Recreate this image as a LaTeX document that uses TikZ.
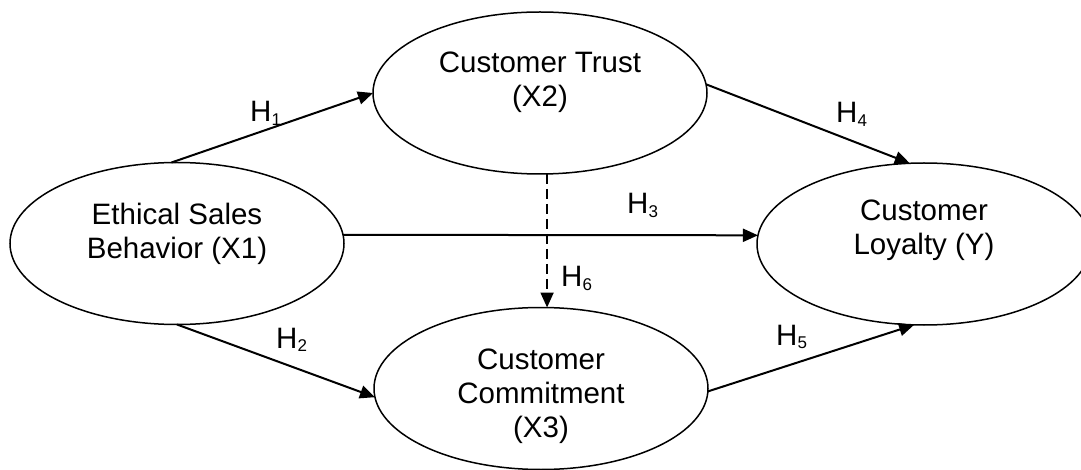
\documentclass[tikz,border=0pt]{standalone}
\usepackage{fontspec}
\setmainfont{Liberation Sans}
\usetikzlibrary{arrows.meta,shapes.geometric}

% hypothesis label with a lowered index
\newcommand\hypsub[1]{H\raisebox{-3.5pt}{\fontsize{17}{17}\selectfont #1}}

\begin{document}
\begin{tikzpicture}[x=1pt,y=-1pt,
  construct/.style={ellipse, draw, line width=1.5pt, minimum width=334pt,
    minimum height=162pt, inner sep=0pt, outer sep=0pt},
  ctext/.style={font=\fontsize{29.5}{34}\selectfont, align=center,
    inner sep=0pt, anchor=north},
  hlab/.style={font=\fontsize{29.5}{34}\selectfont, inner sep=0pt,
    anchor=base west},
  arr/.style={line width=2pt, -{Triangle[length=15pt,width=13pt]}},
  dasharr/.style={arr, dash pattern=on 10pt off 5pt}]

\useasboundingbox (0,0) rectangle (1081,470);
\clip (0,0) rectangle (1081,470);

% constructs
\node[construct] (x1) at (177,243.5) {};
\node[construct] (x2) at (540,93) {};
\node[construct] (x3) at (541,388.5) {};
\node[construct] (y)  at (924,244) {};

\node[ctext] (x1t) at ([yshift=-40pt]x1.north) {Ethical Sales\\Behavior (X1)};
\node[ctext] (x2t) at ([yshift=-40pt]x2.north) {Customer Trust\\(X2)};
\node[ctext] (x3t) at ([yshift=-41pt]x3.north) {Customer\\Commitment\\(X3)};
\node[ctext] (yt)  at ([yshift=-37pt]y.north)  {Customer\\Loyalty (Y)};

% hypothesised paths
\draw[arr] (x1.94) -- (x2.west);
\draw[arr] (x1.south) -- (x3.183);
\draw[arr] (x1.3) -- (y.177);
\draw[arr] (x2.3) -- (y.100);
\draw[arr] (x3.359) -- (y.263);
\draw[dasharr] (x2.275) -- (x2.275 |- x3.north);

% path labels
\node[hlab] (h1) at (250,122) {\hypsub{1}};
\node[hlab] (h2) at (276,348) {\hypsub{2}};
\node[hlab] (h3) at (627,214) {\hypsub{3}};
\node[hlab] (h4) at (836,123) {\hypsub{4}};
\node[hlab] (h5) at (776,345) {\hypsub{5}};
\node[hlab] (h6) at (561,287) {\hypsub{6}};
\end{tikzpicture}
\end{document}
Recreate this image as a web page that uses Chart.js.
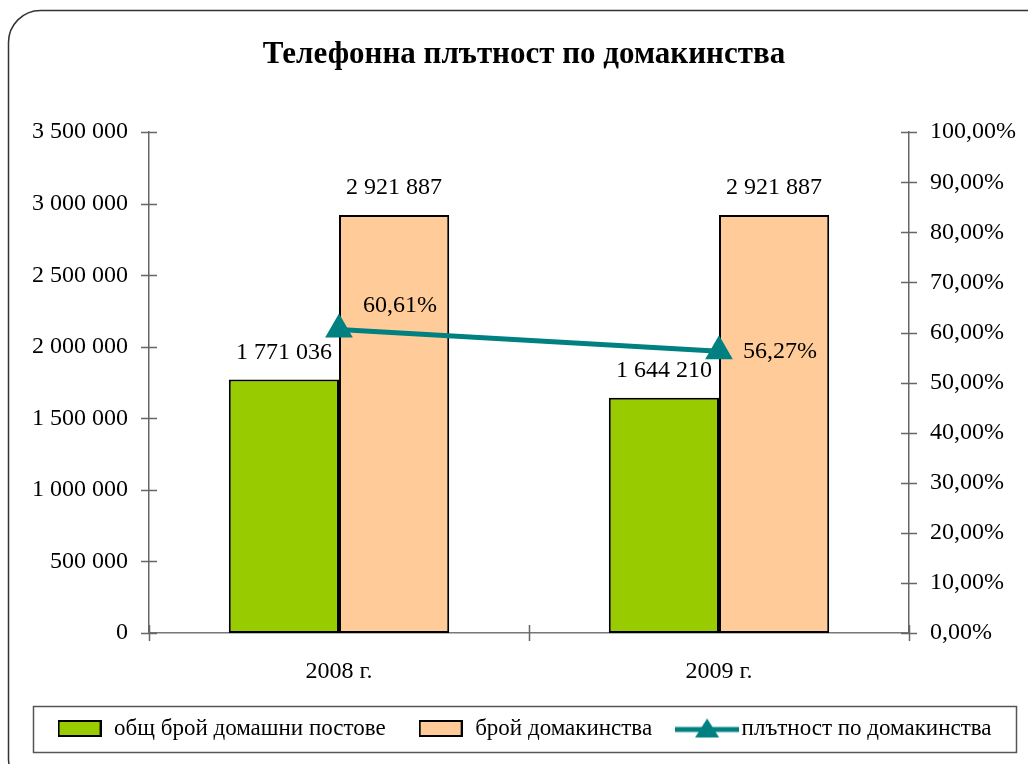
<!DOCTYPE html>
<html lang="bg">
<head>
    <meta charset="UTF-8">
    <title>Телефонна плътност по домакинства</title>
    <script src="https://cdn.jsdelivr.net/npm/chart.js"></script>
    <style>
        html, body { margin: 0; padding: 0; background: #fff; }
        #wrap { width: 1028px; height: 764px; }
    </style>
</head>
<body>
    <div id="wrap"><canvas id="grafico" width="1028" height="764"></canvas></div>

    <script>
        // Данни
        const godini = ['2008 г.', '2009 г.'];
        const postove = [1771036, 1644210];          // общ брой домашни постове
        const domakinstva = [2921887, 2921887];      // брой домакинства
        const plytnost = [0.6061, 0.5627];           // плътност по домакинства

        const SERIF = "'Liberation Serif', 'Times New Roman', serif";
        Chart.defaults.font.family = SERIF;
        Chart.defaults.color = '#000';

        const ZELENO = '#99CC00';
        const PRASKOVA = '#FFCC99';
        const TIRKOAZ = '#008080';

        // Форматиране на числата
        function hilyadi(v) {
            return String(Math.round(v)).replace(/\B(?=(\d{3})+(?!\d))/g, ' ');
        }
        function procent(v) {
            return (v * 100).toFixed(2).replace('.', ',') + '%';
        }

        // Малки картинки за легендата
        function kutiyka(cvyat) {
            const c = document.createElement('canvas');
            c.width = 44; c.height = 17;
            const g = c.getContext('2d');
            g.fillStyle = cvyat;
            g.fillRect(1, 1, 42, 15);
            g.lineWidth = 2;
            g.strokeStyle = '#000';
            g.strokeRect(1, 1, 42, 15);
            return c;
        }
        function liniya() {
            const c = document.createElement('canvas');
            c.width = 64; c.height = 24;
            const g = c.getContext('2d');
            g.strokeStyle = TIRKOAZ;
            g.lineWidth = 5;
            g.beginPath(); g.moveTo(0, 13); g.lineTo(64, 13); g.stroke();
            g.fillStyle = TIRKOAZ;
            g.beginPath(); g.moveTo(32, 2); g.lineTo(44, 21); g.lineTo(20, 21); g.closePath(); g.fill();
            return c;
        }

        // Рамка, кръстосани чертички, рамка на легендата, етикети
        const dopylnitelno = {
            id: 'dopylnitelno',
            beforeDraw(chart) {
                const ctx = chart.ctx;
                ctx.save();
                ctx.fillStyle = '#fff';
                ctx.fillRect(0, 0, chart.width, chart.height);
                ctx.restore();
            },
            afterDraw(chart) {
                const ctx = chart.ctx;
                const a = chart.chartArea;
                ctx.save();
                // рамка на диаграмата
                ctx.strokeStyle = '#333';
                ctx.lineWidth = 1.5;
                ctx.beginPath();
                ctx.roundRect(8.5, 10.5, 1050, 780, 32);
                ctx.stroke();

                // чертички по осите
                ctx.strokeStyle = '#666';
                ctx.lineWidth = 1.5;
                ctx.beginPath();
                const y = chart.scales.y, y1 = chart.scales.y1;
                y.ticks.forEach(t => {
                    const p = Math.round(y.getPixelForValue(t.value)) + 0.5;
                    ctx.moveTo(a.left - 8, p); ctx.lineTo(a.left + 8, p);
                });
                y1.ticks.forEach(t => {
                    const p = Math.round(y1.getPixelForValue(t.value)) + 0.5;
                    ctx.moveTo(a.right - 8, p); ctx.lineTo(a.right + 8, p);
                });
                const n = godini.length;
                for (let i = 0; i <= n; i++) {
                    const p = Math.round(a.left + i * (a.right - a.left) / n) + 0.5;
                    ctx.moveTo(p, a.bottom - 8); ctx.lineTo(p, a.bottom + 8);
                }
                ctx.stroke();

                // рамка на легендата
                const hb = chart.legend.legendHitBoxes;
                if (hb && hb.length) {
                    const sr = hb[0].top + hb[0].height / 2;
                    const lx = hb[0].left - 24;
                    const rx = hb[hb.length - 1].left + hb[hb.length - 1].width + 24;
                    ctx.strokeStyle = '#555';
                    ctx.lineWidth = 1.5;
                    ctx.strokeRect(Math.round(lx) + 0.5, Math.round(sr - 23) + 0.5, Math.round(rx - lx), 46);
                }
                ctx.restore();
            },
            afterDatasetsDraw(chart) {
                const ctx = chart.ctx;
                ctx.save();
                ctx.fillStyle = '#000';
                ctx.font = '24px ' + SERIF;
                ctx.textBaseline = 'middle';
                // стълбове
                [0, 1].forEach(d => {
                    const meta = chart.getDatasetMeta(d);
                    const vals = chart.data.datasets[d].data;
                    ctx.textAlign = 'center';
                    meta.data.forEach((el, i) => {
                        ctx.fillText(hilyadi(vals[i]), el.x, el.y - 27);
                    });
                });
                // линия
                const meta = chart.getDatasetMeta(2);
                const pomestvane = [-24, 1];
                ctx.textAlign = 'left';
                meta.data.forEach((el, i) => {
                    ctx.fillText(procent(plytnost[i]), el.x + 24, el.y + pomestvane[i]);
                });
                ctx.restore();
            }
        };

        const ctx = document.getElementById('grafico').getContext('2d');
        const chart = new Chart(ctx, {
            type: 'bar',
            data: {
                labels: godini,
                datasets: [
                    {
                        label: 'общ брой домашни постове',
                        data: postove,
                        backgroundColor: ZELENO,
                        borderColor: '#000',
                        borderWidth: 2,
                        borderSkipped: false,
                        yAxisID: 'y',
                        order: 2
                    },
                    {
                        label: 'брой домакинства',
                        data: domakinstva,
                        backgroundColor: PRASKOVA,
                        borderColor: '#000',
                        borderWidth: 2,
                        borderSkipped: false,
                        yAxisID: 'y',
                        order: 2
                    },
                    {
                        type: 'line',
                        label: 'плътност по домакинства',
                        data: plytnost,
                        borderColor: TIRKOAZ,
                        backgroundColor: TIRKOAZ,
                        borderWidth: 5,
                        pointStyle: 'triangle',
                        pointRadius: 16,
                        pointBorderWidth: 0,
                        yAxisID: 'y1',
                        order: 0
                    }
                ]
            },
            options: {
                responsive: false,
                animation: false,
                categoryPercentage: 0.58,
                barPercentage: 1,
                layout: { padding: { left: 20, right: 0, top: 0, bottom: 14 } },
                plugins: {
                    tooltip: { enabled: false },
                    title: {
                        display: true,
                        text: 'Телефонна плътност по домакинства',
                        font: { size: 31, weight: 'bold' },
                        padding: { top: 36, bottom: 59 }
                    },
                    legend: {
                        position: 'bottom',
                        labels: {
                            font: { size: 23 },
                            usePointStyle: true,
                            pointStyleWidth: 46,
                            padding: 32,
                            generateLabels(ch) {
                                const kartinki = [kutiyka(ZELENO), kutiyka(PRASKOVA), liniya()];
                                return ch.data.datasets.map((ds, i) => ({
                                    text: ds.label,
                                    pointStyle: kartinki[i],
                                    datasetIndex: i,
                                    fontColor: '#000',
                                    lineWidth: 0,
                                    hidden: false
                                }));
                            }
                        }
                    }
                },
                scales: {
                    x: {
                        grid: { display: false, drawTicks: false },
                        border: { display: true, color: '#777', width: 1.5 },
                        ticks: { font: { size: 24 }, padding: 24 },
                        afterFit(s) { s.height = 52; }
                    },
                    y: {
                        position: 'left',
                        min: 0,
                        max: 3500000,
                        grid: { display: false, drawTicks: false },
                        border: { display: true, color: '#666', width: 1.5 },
                        ticks: { stepSize: 500000, font: { size: 24 }, padding: 21, callback: v => hilyadi(v) },
                        afterFit(s) { s.width = 129; }
                    },
                    y1: {
                        position: 'right',
                        min: 0,
                        max: 1,
                        grid: { display: false, drawTicks: false },
                        border: { display: true, color: '#666', width: 1.5 },
                        ticks: { stepSize: 0.1, font: { size: 24 }, padding: 21, callback: v => procent(v) },
                        afterFit(s) { s.width = 119; }
                    }
                }
            },
            plugins: [dopylnitelno]
        });
    </script>
</body>
</html>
━━━━━━━━━━━━━━━━━━━━━━━━━━━━━━
_THE TASK_:
Show every line from the entries above in which the word "Recreate" appears.

_PROBLEM SOLUTION_:
Recreate this image as a LaTeX document that uses TikZ.
Recreate this image as a web page that uses Chart.js.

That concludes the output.